Chili Beans Forever
It is difficult to remember that there once was a time in my life when I never gave a thought about what I ate. Yes, up until around the age of twelve, I was fearless when it came to food. I ate whatever I wanted whenever I wanted without worrying about weight gain or other potential ill effects. Because there were no ill effects. Which brings to mind George Bernard Shaw's quote about youth being wasted on the young because, at the time, I took it completely for granted.
For several years during this carefree period, it was my habit to indulge in an after-school snack. My favorite such "snack" was a warmed-up, 15-ounce can of Ranch Style Beans accompanied by three or four slices of Mrs. Baird's Bread. A few hours later, of course, I sat down to the supper my mother prepared and, at our house, we cleaned our plates.
For many years Ranch Style Beans, a brand that was founded in 1872, were made in Fort Worth. Fort Worth residents with memories that go back 15 or 20 years will remember the water tower off East Lancaster that, except for its conical top, was an exact replica of a can of Ranch Style Beans.
I am still a big fan of these savory chili beans. I don't know that I could ever duplicate them, and have never tried since the genuine article is available in Texas and many other parts of the country.
But I am an advocate of tasty, nutritious, simple cooking, and beans -- chili beans -- qualify on all counts. The first of the bean recipes that follow contains a pound of bacon and, therefore, cannot be considered meatless. The second and third chili bean dishes, however, can be enjoyed by omnivores and vegetarians alike.

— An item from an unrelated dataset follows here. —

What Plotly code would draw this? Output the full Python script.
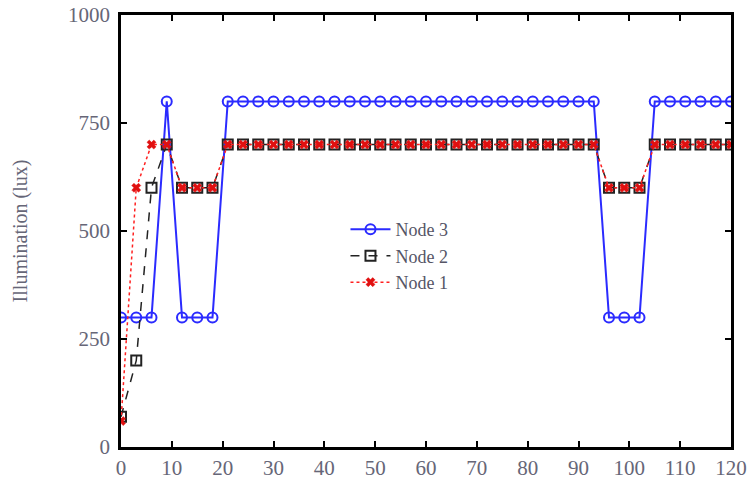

- 4 cups dried pinto beans
- 3 quarts water
- 1 cup chopped green bell pepper
- 2 cups chopped onion
- 4 cloves garlic, minced
- 2 bay leaves
- 1 pound bacon, fried and crumbled, OR 1/4 cup bacon drippings
- 4 cups canned tomatoes (break up the tomatoes) OR 2 8-ounce cans tomato sauce
- 4 teaspoons salt
- 2 tablespoons plus 1 teaspoon chili powder
- 1 teaspoon dry mustard
- 1 teaspoon oregano
In a heavy pot, bring the beans, water and salt to a boil. Lower the heat and simmer, covered for one hour. Add all other ingredients and simmer for another hour, or longer if desired. Makes 12 generous servings.
- 2 cups dried pinto or kidney beans
- 1 cup chopped onion
- 2 or 3 cloves garlic, minced
- 1/3 cup bacon drippings or vegetable cooking oil
- 1-1/2 teaspoons salt
- 1 8-ounce can tomato sauce
- 1 tablespoon chili powder, plus 1 teaspoon
- 1/4 teaspoon ground cumin
In a heavy pot, cover the beans with about an inch of fresh water. Bring beans to a boil, then lower heat and add all remaining ingredients. Cover and simmer for about three hours until beans are tender and saucy. Add more hot water, as necessary, to keep beans from drying out.
Southwestern Red Beans
- 2 cups dried red beans
- 1/2 cup chunky salsa (your choice)
- 1/2 cup tomato purée
- 1 tablespoon chili powder
- 1/2 teaspoon ground cumin
- 1 teaspoon salt
- dash of dry mustard
Cover beans with three inches of water in a medium saucepan. Bring just to a boil, lower heat, cover and simmer for two hours or until tender, adding more water if necessary. Add all remaining ingredients and simmer an additional 20 minutes.
Ranch Style Beans is no longer a Texas-owned brand, which is probably why they are a central ingredient in the following chili recipe, available on the Ro-Tel web site. Not strictly Texas chili, but good and quick just the same.
Wild West Chili
- 1-1/2 pounds lean ground beef
- 1 large onion, chopped
- 1 clove garlic, minced
- 1 can (15 ounces) Ranch Style Beans or chili beans, undrained
- 2 cans (10 ounces) Ro*Tel Diced Tomatoes, undrained
- 1 to 2 tablespoons Gebhardt Chili Powder or other good chili powder
- 1 slightly rounded tablespoon of masa harina (optional)
Add beans, tomatoes and chili powder; mix well. Bring to a boil; reduce heat to low.
Cook uncovered for 10 minutes, stirring occasionally. Season to taste. Makes 5 servings.